According to estimates from 2014, 61.4% of the population was Christian, 35.2% was Muslim, 1.8% practiced traditional African religions, 1.4% were unaffiliated with any religion, and 0.2 followed other religions.
Nearly the entire population of Zanzibar is Muslim. Of Muslims, 16% are Ahmadiyya (though they are often not considered Muslims), 20% are non-denominational Muslims, 40% are Sunni, 20% are Shia and 4% are Sufi.
The Christian population is mostly composed of Roman Catholics and Protestants. Among Protestants, the large number of Lutherans and Moravians points to the German past of the country, while the number of Anglicans point to the British history of Tanganyika. Pentecostals and Adventists are also present due to missionary activity. All of them have had some influence in varying degrees from the Walokole movement (East African Revival), which has also been fertile ground for the spread of charismatic and Pentecostal groups.

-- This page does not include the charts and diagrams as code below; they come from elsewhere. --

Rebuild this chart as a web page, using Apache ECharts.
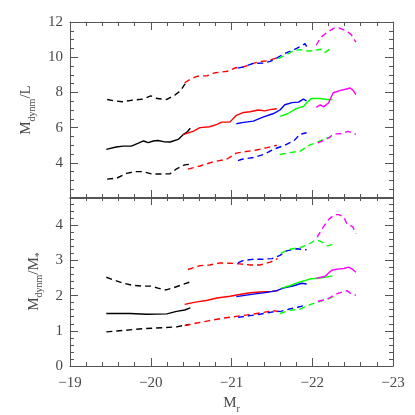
<!DOCTYPE html>
<html>
<head>
<meta charset="utf-8">
<script src="https://cdn.jsdelivr.net/npm/echarts@6/dist/echarts.min.js"></script>
<style>
  html, body { margin: 0; padding: 0; background: #ffffff; }
  #chart { width: 415px; height: 415px; }
</style>
</head>
<body>
<div id="chart"></div>
<script>
// x axis: M_r (absolute magnitude), drawn inverted from -19 to -23
const xTicks = [-19, -20, -21, -22, -23];

// top panel: M_dynm / L  (hi = upper dashed, mid = solid, lo = lower dashed)
const mlBlackHi = [[-19.46,7.6],[-19.55,7.52],[-19.65,7.47],[-19.76,7.55],[-19.9,7.62],[-20.0,7.8],[-20.08,7.65],[-20.2,7.6],[-20.3,7.85],[-20.37,8.1],[-20.42,8.45],[-20.46,8.62]];
const mlRedHi = [[-20.42,8.55],[-20.5,8.78],[-20.58,8.92],[-20.7,8.95],[-20.8,9.12],[-20.95,9.2],[-21.05,9.4],[-21.15,9.45],[-21.25,9.62],[-21.35,9.75],[-21.45,9.8],[-21.55,9.95],[-21.6,9.92]];
const mlBlueHi = [[-21.08,9.38],[-21.15,9.45],[-21.27,9.65],[-21.39,9.67],[-21.48,9.76],[-21.56,9.95],[-21.64,10.17],[-21.77,10.42],[-21.87,10.64],[-21.91,10.78],[-21.95,10.42]];
const mlGreenHi = [[-21.58,9.92],[-21.68,10.15],[-21.78,10.38],[-21.85,10.43],[-21.95,10.35],[-22.03,10.37],[-22.1,10.46],[-22.15,10.25],[-22.25,10.56]];
const mlMagentaHi = [[-22.05,10.68],[-22.1,11.1],[-22.18,11.4],[-22.27,11.65],[-22.33,11.67],[-22.42,11.5],[-22.48,11.3],[-22.54,10.86]];

const mlBlackMid = [[-19.45,4.76],[-19.57,4.9],[-19.66,4.95],[-19.76,4.95],[-19.84,5.1],[-19.91,5.24],[-19.97,5.15],[-20.03,5.24],[-20.09,5.27],[-20.16,5.2],[-20.24,5.18],[-20.34,5.33],[-20.4,5.6],[-20.45,5.75],[-20.49,5.96]];
const mlRedMid = [[-20.4,5.6],[-20.53,5.8],[-20.61,6.0],[-20.73,6.05],[-20.82,6.18],[-20.88,6.31],[-20.98,6.31],[-21.06,6.7],[-21.15,6.86],[-21.23,6.9],[-21.33,7.0],[-21.41,6.95],[-21.48,7.02],[-21.56,7.07]];
const mlBlueMid = [[-21.06,6.22],[-21.15,6.3],[-21.27,6.37],[-21.39,6.6],[-21.52,6.8],[-21.6,7.0],[-21.66,7.3],[-21.75,7.42],[-21.83,7.45],[-21.89,7.62],[-21.93,7.52]];
const mlGreenMid = [[-21.6,6.64],[-21.7,6.8],[-21.8,7.08],[-21.89,7.2],[-21.94,7.45],[-21.99,7.66],[-22.1,7.65],[-22.18,7.6],[-22.25,7.6]];
const mlMagentaMid = [[-22.05,7.15],[-22.1,7.3],[-22.14,7.18],[-22.2,7.4],[-22.26,7.98],[-22.34,8.1],[-22.41,8.18],[-22.47,8.25],[-22.51,8.1],[-22.54,7.88]];

const mlBlackLo = [[-19.46,3.07],[-19.58,3.13],[-19.7,3.4],[-19.8,3.5],[-19.9,3.5],[-20.02,3.36],[-20.12,3.36],[-20.24,3.38],[-20.32,3.66],[-20.42,3.88],[-20.49,3.92]];
const mlRedLo = [[-20.46,3.64],[-20.61,3.82],[-20.77,4.05],[-20.94,4.2],[-21.06,4.55],[-21.15,4.62],[-21.31,4.73],[-21.44,4.86],[-21.56,5.0]];
const mlBlueLo = [[-21.08,4.12],[-21.13,4.2],[-21.27,4.3],[-21.41,4.49],[-21.52,4.77],[-21.64,4.96],[-21.77,5.24],[-21.85,5.62],[-21.93,5.71]];
const mlGreenLo = [[-21.6,4.47],[-21.72,4.58],[-21.85,4.66],[-21.97,5.02],[-22.05,5.14],[-22.14,5.34],[-22.22,5.46],[-22.25,5.58]];
const mlMagentaLo = [[-22.07,5.13],[-22.18,5.34],[-22.27,5.64],[-22.37,5.65],[-22.44,5.79],[-22.49,5.72],[-22.54,5.62]];

// bottom panel: M_dynm / M_*
const msBlackHi = [[-19.45,2.52],[-19.56,2.43],[-19.66,2.35],[-19.78,2.29],[-19.9,2.27],[-20.0,2.27],[-20.09,2.21],[-20.19,2.16],[-20.29,2.23],[-20.39,2.31],[-20.48,2.38]];
const msRedHi = [[-20.46,2.74],[-20.61,2.85],[-20.73,2.87],[-20.86,2.93],[-20.98,2.92],[-21.1,2.9],[-21.23,2.87],[-21.35,2.87],[-21.48,2.95],[-21.54,3.02],[-21.57,3.05]];
const msBlueHi = [[-21.08,2.93],[-21.14,2.99],[-21.26,3.03],[-21.37,3.03],[-21.5,3.05],[-21.6,3.14],[-21.68,3.27],[-21.81,3.33],[-21.93,3.3]];
const msGreenHi = [[-21.61,3.2],[-21.71,3.31],[-21.84,3.36],[-21.95,3.45],[-22.02,3.55],[-22.07,3.57],[-22.14,3.5],[-22.19,3.41],[-22.25,3.45]];
const msMagentaHi = [[-22.06,3.66],[-22.14,3.96],[-22.21,4.18],[-22.28,4.3],[-22.33,4.3],[-22.39,4.24],[-22.43,4.03],[-22.5,3.96],[-22.54,3.76]];

const msBlackMid = [[-19.45,1.49],[-19.74,1.49],[-19.95,1.47],[-20.2,1.48],[-20.32,1.55],[-20.42,1.59],[-20.49,1.65]];
const msRedMid = [[-20.42,1.75],[-20.57,1.82],[-20.69,1.86],[-20.82,1.93],[-20.98,1.98],[-21.1,2.03],[-21.23,2.08],[-21.35,2.1],[-21.5,2.12],[-21.58,2.14]];
const msBlueMid = [[-21.06,1.97],[-21.27,2.04],[-21.44,2.09],[-21.56,2.14],[-21.64,2.21],[-21.77,2.28],[-21.87,2.35],[-21.93,2.33]];
const msGreenMid = [[-21.62,2.21],[-21.72,2.28],[-21.82,2.37],[-21.9,2.42],[-21.97,2.47],[-22.1,2.5],[-22.18,2.53],[-22.25,2.56]];
const msMagentaMid = [[-22.05,2.49],[-22.16,2.55],[-22.24,2.72],[-22.31,2.75],[-22.39,2.77],[-22.45,2.81],[-22.49,2.76],[-22.54,2.66]];

const msBlackLo = [[-19.45,0.97],[-19.66,1.01],[-19.91,1.06],[-20.16,1.09],[-20.32,1.11],[-20.42,1.16],[-20.48,1.18]];
const msRedLo = [[-20.42,1.15],[-20.57,1.22],[-20.73,1.29],[-20.9,1.36],[-21.06,1.41],[-21.23,1.46],[-21.39,1.52],[-21.52,1.57],[-21.58,1.55]];
const msBlueLo = [[-21.08,1.38],[-21.23,1.43],[-21.35,1.47],[-21.52,1.54],[-21.62,1.56],[-21.72,1.62],[-21.82,1.67],[-21.92,1.73]];
const msGreenLo = [[-21.6,1.49],[-21.72,1.58],[-21.84,1.61],[-21.98,1.75],[-22.1,1.84],[-22.2,1.91],[-22.25,1.96]];
const msMagentaLo = [[-22.07,1.84],[-22.18,1.89],[-22.3,2.05],[-22.37,2.1],[-22.43,2.14],[-22.49,2.04],[-22.54,2.01]];

const colors = { black: "#000000", red: "#ff0000", blue: "#0000ff", green: "#00ff00", magenta: "#ff00ff" };
const FONT = "Liberation Serif";
const TXT = "#4a4a4a";
const FRAME = "#555555";

function line(data, color, dashed, panel) {
  return {
    type: "line",
    data: data,
    xAxisIndex: panel * 2,
    yAxisIndex: panel * 2,
    showSymbol: false,
    symbol: "none",
    silent: true,
    animation: false,
    lineStyle: { color: color, width: 1.4, type: dashed ? [6, 4] : "solid" }
  };
}

function xAxis(grid, pos, labels) {
  return {
    type: "value",
    gridIndex: grid,
    position: pos,
    inverse: true,
    min: -23,
    max: -19,
    interval: 1,
    axisLine: { show: true, onZero: false, lineStyle: { color: FRAME, width: 1 } },
    axisTick: { show: true, inside: true, length: 8, lineStyle: { color: FRAME } },
    minorTick: { show: true, splitNumber: 5, length: 4, lineStyle: { color: FRAME } },
    splitLine: { show: false },
    axisLabel: {
      show: labels,
      margin: 10,
      color: TXT,
      fontFamily: FONT,
      fontSize: 15,
      formatter: v => (xTicks.indexOf(v) >= 0 ? String(v).replace("-", "\u2212") : "")
    }
  };
}

function yAxis(grid, pos, min, max, interval, minorSplit, labels, name, nameGap) {
  return {
    type: "value",
    gridIndex: grid,
    position: pos,
    min: min,
    max: max,
    interval: interval,
    axisLine: { show: true, onZero: false, lineStyle: { color: FRAME, width: 1 } },
    axisTick: { show: true, inside: true, length: 8, lineStyle: { color: FRAME } },
    minorTick: { show: true, splitNumber: minorSplit, length: 4, lineStyle: { color: FRAME } },
    splitLine: { show: false },
    axisLabel: {
      show: labels,
      margin: 7,
      color: TXT,
      fontFamily: FONT,
      fontSize: 15,
      showMinLabel: grid === 1,
      showMaxLabel: grid === 0
    },
    name: name,
    nameLocation: "middle",
    nameGap: nameGap,
    nameTextStyle: {
      color: TXT,
      fontFamily: FONT,
      fontSize: 15,
      rich: {
        m: { fontFamily: FONT, fontSize: 15, color: TXT, lineHeight: 22, verticalAlign: "middle" },
        s: { fontFamily: FONT, fontSize: 10, color: TXT, lineHeight: 22, verticalAlign: "bottom" }
      }
    }
  };
}

let myChart = echarts.init(document.getElementById("chart"), null, { renderer: "canvas" });

let option = {
  backgroundColor: "#ffffff",
  animation: false,
  grid: [
    { left: 70, right: 22, top: 22, height: 176 },
    { left: 70, right: 22, top: 197, height: 173 }
  ],
  xAxis: [
    xAxis(0, "bottom", false),
    xAxis(0, "top", false),
    Object.assign(xAxis(1, "bottom", true), {
      name: "{m|M}{s|r}",
      nameLocation: "middle",
      nameGap: 26,
      nameTextStyle: {
        color: TXT,
        rich: {
          m: { fontFamily: FONT, fontSize: 15, color: TXT, lineHeight: 22, verticalAlign: "middle" },
          s: { fontFamily: FONT, fontSize: 10, color: TXT, lineHeight: 22, verticalAlign: "bottom" }
        }
      }
    }),
    xAxis(1, "top", false)
  ],
  yAxis: [
    yAxis(0, "left", 2, 12, 2, 4, true, "{m|M}{s|dynm}{m|/L}", 32),
    yAxis(0, "right", 2, 12, 2, 4, false, "", 0),
    yAxis(1, "left", 0, 4.8, 1, 5, true, "{m|M}{s|dynm}{m|/M}{s|*}", 24),
    yAxis(1, "right", 0, 4.8, 1, 5, false, "", 0)
  ],
  series: [
    line(mlBlackHi, colors.black, true, 0),
    line(mlBlackMid, colors.black, false, 0),
    line(mlBlackLo, colors.black, true, 0),
    line(mlRedHi, colors.red, true, 0),
    line(mlRedMid, colors.red, false, 0),
    line(mlRedLo, colors.red, true, 0),
    line(mlBlueHi, colors.blue, true, 0),
    line(mlBlueMid, colors.blue, false, 0),
    line(mlBlueLo, colors.blue, true, 0),
    line(mlGreenHi, colors.green, true, 0),
    line(mlGreenMid, colors.green, false, 0),
    line(mlGreenLo, colors.green, true, 0),
    line(mlMagentaHi, colors.magenta, true, 0),
    line(mlMagentaMid, colors.magenta, false, 0),
    line(mlMagentaLo, colors.magenta, true, 0),

    line(msBlackHi, colors.black, true, 1),
    line(msBlackMid, colors.black, false, 1),
    line(msBlackLo, colors.black, true, 1),
    line(msRedHi, colors.red, true, 1),
    line(msRedMid, colors.red, false, 1),
    line(msRedLo, colors.red, true, 1),
    line(msBlueHi, colors.blue, true, 1),
    line(msBlueMid, colors.blue, false, 1),
    line(msBlueLo, colors.blue, true, 1),
    line(msGreenHi, colors.green, true, 1),
    line(msGreenMid, colors.green, false, 1),
    line(msGreenLo, colors.green, true, 1),
    line(msMagentaHi, colors.magenta, true, 1),
    line(msMagentaMid, colors.magenta, false, 1),
    line(msMagentaLo, colors.magenta, true, 1)
  ]
};

myChart.setOption(option);
</script>
</body>
</html>
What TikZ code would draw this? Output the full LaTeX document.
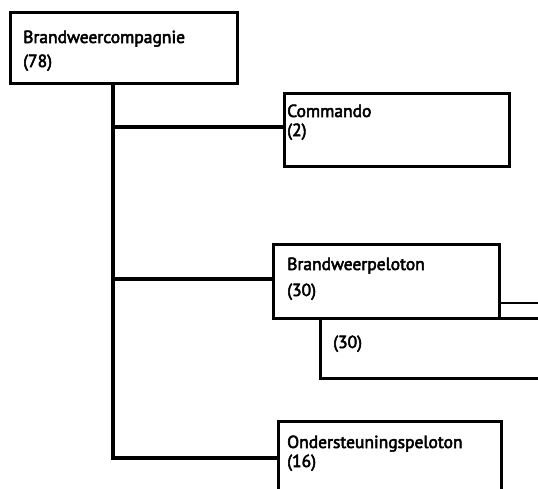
\documentclass[tikz,border=0pt]{standalone}
\usepackage{fontspec}
\setmainfont{PT Sans}
\newfontfamily\lblfont{PT Sans}[UprightFeatures={FakeBold=3}]
\begin{document}
\begin{tikzpicture}[x=1pt,y=-1pt,
  box/.style={draw,line width=2.6pt,inner sep=0pt,anchor=north west},
  conn/.style={line width=3.4pt},
  lbl/.style={anchor=base west,inner sep=0pt,font=\lblfont\fontsize{17.5}{19}\selectfont}]
\useasboundingbox (0,0) rectangle (538,488);
\clip (0,0) rectangle (538,488);
% boxes
\node[box,minimum width=227pt,minimum height=71pt] (comp) at (9,11) {};
\node[box,minimum width=225pt,minimum height=73pt] (cmd) at (283,92) {};
\node[box,minimum width=226pt,minimum height=74pt] (bp) at (272,243) {};
\node[box,minimum width=260pt,minimum height=60pt] (bp2) at (319,317) {};
\node[box,minimum width=223pt,minimum height=100pt] (ond) at (277,420) {};
% texts
\node[lbl] (t1) at (23,43) {Brandweercompagnie};
\node[lbl] (t1b) at (23,67) {(78)};
\node[lbl] (t2) at (287,117) {Commando};
\node[lbl] (t2b) at (287,136) {(2)};
\node[lbl] (t3) at (287,270) {Brandweerpeloton};
\node[lbl] (t3b) at (287,296) {(30)};
\node[lbl] (t4) at (333,348) {(30)};
\node[lbl] (t5) at (287,448) {Ondersteuningspeloton};
\node[lbl] (t5b) at (287,467) {(16)};
% connectors
\coordinate (trunkTop) at (113,82);
\coordinate (j1) at (113,127);
\coordinate (j2) at (113,279);
\coordinate (j3) at (113,458);
\coordinate (edgeR) at (545,303);
\draw[conn] (trunkTop) -- (j3);
\draw[conn] (j1) -- (cmd.west |- j1);
\draw[conn] (j2) -- (bp.west |- j2);
\draw[conn,line cap=rect] (j3) -- (ond.west |- j3);
\draw[line width=2.6pt] (bp.east |- edgeR) -- (edgeR);
\end{tikzpicture}
\end{document}
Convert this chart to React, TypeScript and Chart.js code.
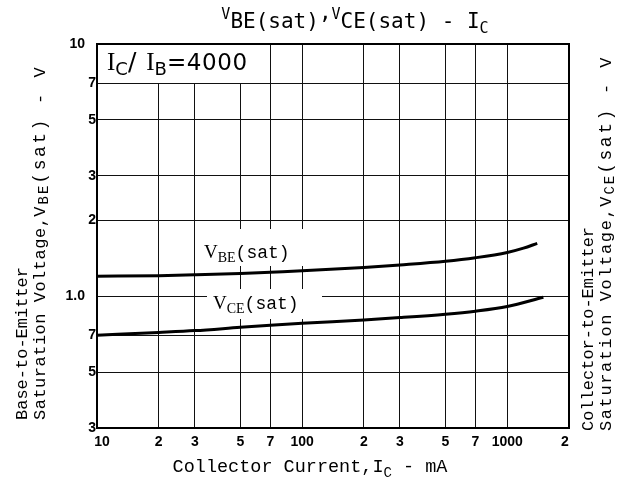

On the mainland, Muslim communities are concentrated in coastal areas; there are also some large Muslim majorities in inland urban areas and along the former caravan routes. A large majority of the Muslim population is Sunni. The Muslim population of Dar es Salaam, the largest and richest city in Tanzania, is mainly Sunni.
There are also active communities of other religious groups, primarily on the mainland, such as Buddhists, Hindus, and Bahá'ís.